◆ DATASET SECTION:
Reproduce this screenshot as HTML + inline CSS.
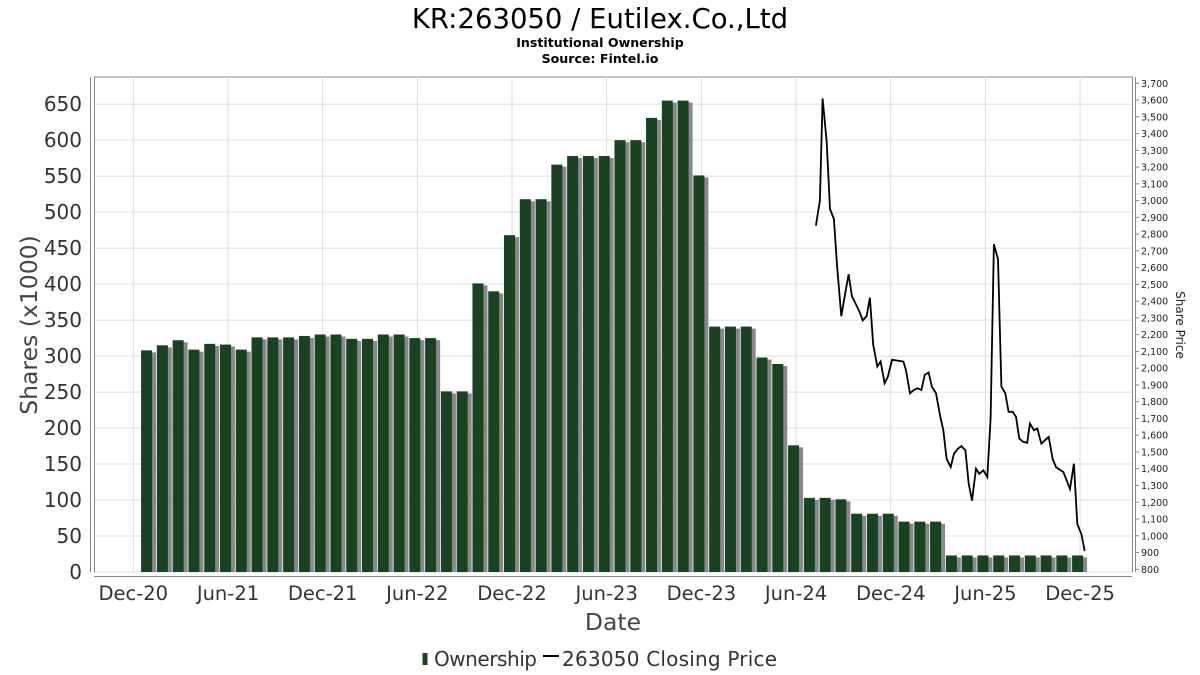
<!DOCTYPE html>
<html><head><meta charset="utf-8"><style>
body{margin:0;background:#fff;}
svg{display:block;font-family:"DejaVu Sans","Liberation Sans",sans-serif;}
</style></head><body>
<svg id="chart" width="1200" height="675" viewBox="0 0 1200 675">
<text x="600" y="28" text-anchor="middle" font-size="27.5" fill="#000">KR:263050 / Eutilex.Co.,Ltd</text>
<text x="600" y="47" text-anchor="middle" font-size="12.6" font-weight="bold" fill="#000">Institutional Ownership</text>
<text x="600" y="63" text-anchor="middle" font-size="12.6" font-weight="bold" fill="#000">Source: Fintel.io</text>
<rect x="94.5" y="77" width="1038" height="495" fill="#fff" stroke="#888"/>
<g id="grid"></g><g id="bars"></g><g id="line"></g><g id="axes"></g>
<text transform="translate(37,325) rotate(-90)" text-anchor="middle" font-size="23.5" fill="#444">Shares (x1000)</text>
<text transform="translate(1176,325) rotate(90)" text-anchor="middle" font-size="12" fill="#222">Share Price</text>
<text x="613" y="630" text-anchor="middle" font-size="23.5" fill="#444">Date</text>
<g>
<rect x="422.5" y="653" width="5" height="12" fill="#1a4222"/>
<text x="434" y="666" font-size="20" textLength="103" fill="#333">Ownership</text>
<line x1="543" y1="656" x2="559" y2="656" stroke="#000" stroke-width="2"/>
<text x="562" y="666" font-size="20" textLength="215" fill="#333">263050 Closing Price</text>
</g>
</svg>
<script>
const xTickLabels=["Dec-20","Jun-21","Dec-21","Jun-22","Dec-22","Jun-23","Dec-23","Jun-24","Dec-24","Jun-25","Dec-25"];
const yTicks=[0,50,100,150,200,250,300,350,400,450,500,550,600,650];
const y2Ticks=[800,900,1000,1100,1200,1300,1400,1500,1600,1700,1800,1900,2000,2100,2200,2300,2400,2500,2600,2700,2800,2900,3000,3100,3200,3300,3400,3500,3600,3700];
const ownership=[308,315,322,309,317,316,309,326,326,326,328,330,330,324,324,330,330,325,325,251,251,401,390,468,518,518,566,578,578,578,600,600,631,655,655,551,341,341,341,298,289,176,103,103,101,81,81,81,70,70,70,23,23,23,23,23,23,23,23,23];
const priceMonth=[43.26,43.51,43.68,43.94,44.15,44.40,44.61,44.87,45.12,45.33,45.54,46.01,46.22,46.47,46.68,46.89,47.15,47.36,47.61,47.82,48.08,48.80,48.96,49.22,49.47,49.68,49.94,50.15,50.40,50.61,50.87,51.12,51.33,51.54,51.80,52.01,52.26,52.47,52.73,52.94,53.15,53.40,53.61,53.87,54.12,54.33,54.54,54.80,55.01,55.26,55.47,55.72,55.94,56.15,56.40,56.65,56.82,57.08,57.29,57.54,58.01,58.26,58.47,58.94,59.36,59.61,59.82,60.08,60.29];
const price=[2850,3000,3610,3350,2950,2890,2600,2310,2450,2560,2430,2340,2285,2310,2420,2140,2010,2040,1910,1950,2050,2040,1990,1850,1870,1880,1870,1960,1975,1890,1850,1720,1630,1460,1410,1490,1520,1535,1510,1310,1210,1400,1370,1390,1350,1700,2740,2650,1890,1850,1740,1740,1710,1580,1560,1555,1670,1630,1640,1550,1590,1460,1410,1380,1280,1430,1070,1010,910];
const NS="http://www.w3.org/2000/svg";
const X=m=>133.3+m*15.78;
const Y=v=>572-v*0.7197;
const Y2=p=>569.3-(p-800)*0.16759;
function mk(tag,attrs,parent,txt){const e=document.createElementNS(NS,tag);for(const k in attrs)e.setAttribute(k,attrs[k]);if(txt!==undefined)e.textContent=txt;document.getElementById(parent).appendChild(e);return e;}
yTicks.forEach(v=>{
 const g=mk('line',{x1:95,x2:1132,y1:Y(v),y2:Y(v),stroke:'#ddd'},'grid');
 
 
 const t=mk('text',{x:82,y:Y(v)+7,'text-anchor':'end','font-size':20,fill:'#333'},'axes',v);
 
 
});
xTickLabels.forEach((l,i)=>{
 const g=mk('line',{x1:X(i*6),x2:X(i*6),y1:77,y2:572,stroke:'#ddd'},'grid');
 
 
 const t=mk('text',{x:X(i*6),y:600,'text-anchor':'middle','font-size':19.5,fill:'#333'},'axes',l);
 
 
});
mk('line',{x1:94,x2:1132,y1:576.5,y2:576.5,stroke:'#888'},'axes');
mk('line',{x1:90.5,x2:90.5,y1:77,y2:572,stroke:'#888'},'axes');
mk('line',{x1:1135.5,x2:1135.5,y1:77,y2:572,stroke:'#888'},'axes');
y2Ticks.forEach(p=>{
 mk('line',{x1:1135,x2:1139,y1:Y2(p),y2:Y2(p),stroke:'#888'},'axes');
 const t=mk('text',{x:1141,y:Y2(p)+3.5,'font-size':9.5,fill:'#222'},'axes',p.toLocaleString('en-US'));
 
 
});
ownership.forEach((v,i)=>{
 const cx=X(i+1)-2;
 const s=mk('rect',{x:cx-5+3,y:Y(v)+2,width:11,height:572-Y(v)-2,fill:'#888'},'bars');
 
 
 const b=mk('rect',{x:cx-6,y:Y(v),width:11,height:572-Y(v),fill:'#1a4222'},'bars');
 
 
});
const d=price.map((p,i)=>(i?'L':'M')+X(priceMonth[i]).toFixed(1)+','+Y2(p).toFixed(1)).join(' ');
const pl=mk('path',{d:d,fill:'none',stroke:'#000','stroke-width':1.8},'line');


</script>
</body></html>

◆ YOUR TASK: Pictures are excluded; output everything else in the data verbatim.

◆ TASK OUTPUT:
Reproduce this screenshot as HTML + inline CSS.
<!DOCTYPE html>
<html><head><meta charset="utf-8"><style>
body{margin:0;background:#fff;}
svg{display:block;font-family:"DejaVu Sans","Liberation Sans",sans-serif;}
</style></head><body>
<svg id="chart" width="1200" height="675" viewBox="0 0 1200 675">
<text x="600" y="28" text-anchor="middle" font-size="27.5" fill="#000">KR:263050 / Eutilex.Co.,Ltd</text>
<text x="600" y="47" text-anchor="middle" font-size="12.6" font-weight="bold" fill="#000">Institutional Ownership</text>
<text x="600" y="63" text-anchor="middle" font-size="12.6" font-weight="bold" fill="#000">Source: Fintel.io</text>
<rect x="94.5" y="77" width="1038" height="495" fill="#fff" stroke="#888"/>
<g id="grid"></g><g id="bars"></g><g id="line"></g><g id="axes"></g>
<text transform="translate(37,325) rotate(-90)" text-anchor="middle" font-size="23.5" fill="#444">Shares (x1000)</text>
<text transform="translate(1176,325) rotate(90)" text-anchor="middle" font-size="12" fill="#222">Share Price</text>
<text x="613" y="630" text-anchor="middle" font-size="23.5" fill="#444">Date</text>
<g>
<rect x="422.5" y="653" width="5" height="12" fill="#1a4222"/>
<text x="434" y="666" font-size="20" textLength="103" fill="#333">Ownership</text>
<line x1="543" y1="656" x2="559" y2="656" stroke="#000" stroke-width="2"/>
<text x="562" y="666" font-size="20" textLength="215" fill="#333">263050 Closing Price</text>
</g>
</svg>
<script>
const xTickLabels=["Dec-20","Jun-21","Dec-21","Jun-22","Dec-22","Jun-23","Dec-23","Jun-24","Dec-24","Jun-25","Dec-25"];
const yTicks=[0,50,100,150,200,250,300,350,400,450,500,550,600,650];
const y2Ticks=[800,900,1000,1100,1200,1300,1400,1500,1600,1700,1800,1900,2000,2100,2200,2300,2400,2500,2600,2700,2800,2900,3000,3100,3200,3300,3400,3500,3600,3700];
const ownership=[308,315,322,309,317,316,309,326,326,326,328,330,330,324,324,330,330,325,325,251,251,401,390,468,518,518,566,578,578,578,600,600,631,655,655,551,341,341,341,298,289,176,103,103,101,81,81,81,70,70,70,23,23,23,23,23,23,23,23,23];
const priceMonth=[43.26,43.51,43.68,43.94,44.15,44.40,44.61,44.87,45.12,45.33,45.54,46.01,46.22,46.47,46.68,46.89,47.15,47.36,47.61,47.82,48.08,48.80,48.96,49.22,49.47,49.68,49.94,50.15,50.40,50.61,50.87,51.12,51.33,51.54,51.80,52.01,52.26,52.47,52.73,52.94,53.15,53.40,53.61,53.87,54.12,54.33,54.54,54.80,55.01,55.26,55.47,55.72,55.94,56.15,56.40,56.65,56.82,57.08,57.29,57.54,58.01,58.26,58.47,58.94,59.36,59.61,59.82,60.08,60.29];
const price=[2850,3000,3610,3350,2950,2890,2600,2310,2450,2560,2430,2340,2285,2310,2420,2140,2010,2040,1910,1950,2050,2040,1990,1850,1870,1880,1870,1960,1975,1890,1850,1720,1630,1460,1410,1490,1520,1535,1510,1310,1210,1400,1370,1390,1350,1700,2740,2650,1890,1850,1740,1740,1710,1580,1560,1555,1670,1630,1640,1550,1590,1460,1410,1380,1280,1430,1070,1010,910];
const NS="http://www.w3.org/2000/svg";
const X=m=>133.3+m*15.78;
const Y=v=>572-v*0.7197;
const Y2=p=>569.3-(p-800)*0.16759;
function mk(tag,attrs,parent,txt){const e=document.createElementNS(NS,tag);for(const k in attrs)e.setAttribute(k,attrs[k]);if(txt!==undefined)e.textContent=txt;document.getElementById(parent).appendChild(e);return e;}
yTicks.forEach(v=>{
 const g=mk('line',{x1:95,x2:1132,y1:Y(v),y2:Y(v),stroke:'#ddd'},'grid');
 
 
 const t=mk('text',{x:82,y:Y(v)+7,'text-anchor':'end','font-size':20,fill:'#333'},'axes',v);
 
 
});
xTickLabels.forEach((l,i)=>{
 const g=mk('line',{x1:X(i*6),x2:X(i*6),y1:77,y2:572,stroke:'#ddd'},'grid');
 
 
 const t=mk('text',{x:X(i*6),y:600,'text-anchor':'middle','font-size':19.5,fill:'#333'},'axes',l);
 
 
});
mk('line',{x1:94,x2:1132,y1:576.5,y2:576.5,stroke:'#888'},'axes');
mk('line',{x1:90.5,x2:90.5,y1:77,y2:572,stroke:'#888'},'axes');
mk('line',{x1:1135.5,x2:1135.5,y1:77,y2:572,stroke:'#888'},'axes');
y2Ticks.forEach(p=>{
 mk('line',{x1:1135,x2:1139,y1:Y2(p),y2:Y2(p),stroke:'#888'},'axes');
 const t=mk('text',{x:1141,y:Y2(p)+3.5,'font-size':9.5,fill:'#222'},'axes',p.toLocaleString('en-US'));
 
 
});
ownership.forEach((v,i)=>{
 const cx=X(i+1)-2;
 const s=mk('rect',{x:cx-5+3,y:Y(v)+2,width:11,height:572-Y(v)-2,fill:'#888'},'bars');
 
 
 const b=mk('rect',{x:cx-6,y:Y(v),width:11,height:572-Y(v),fill:'#1a4222'},'bars');
 
 
});
const d=price.map((p,i)=>(i?'L':'M')+X(priceMonth[i]).toFixed(1)+','+Y2(p).toFixed(1)).join(' ');
const pl=mk('path',{d:d,fill:'none',stroke:'#000','stroke-width':1.8},'line');


</script>
</body></html>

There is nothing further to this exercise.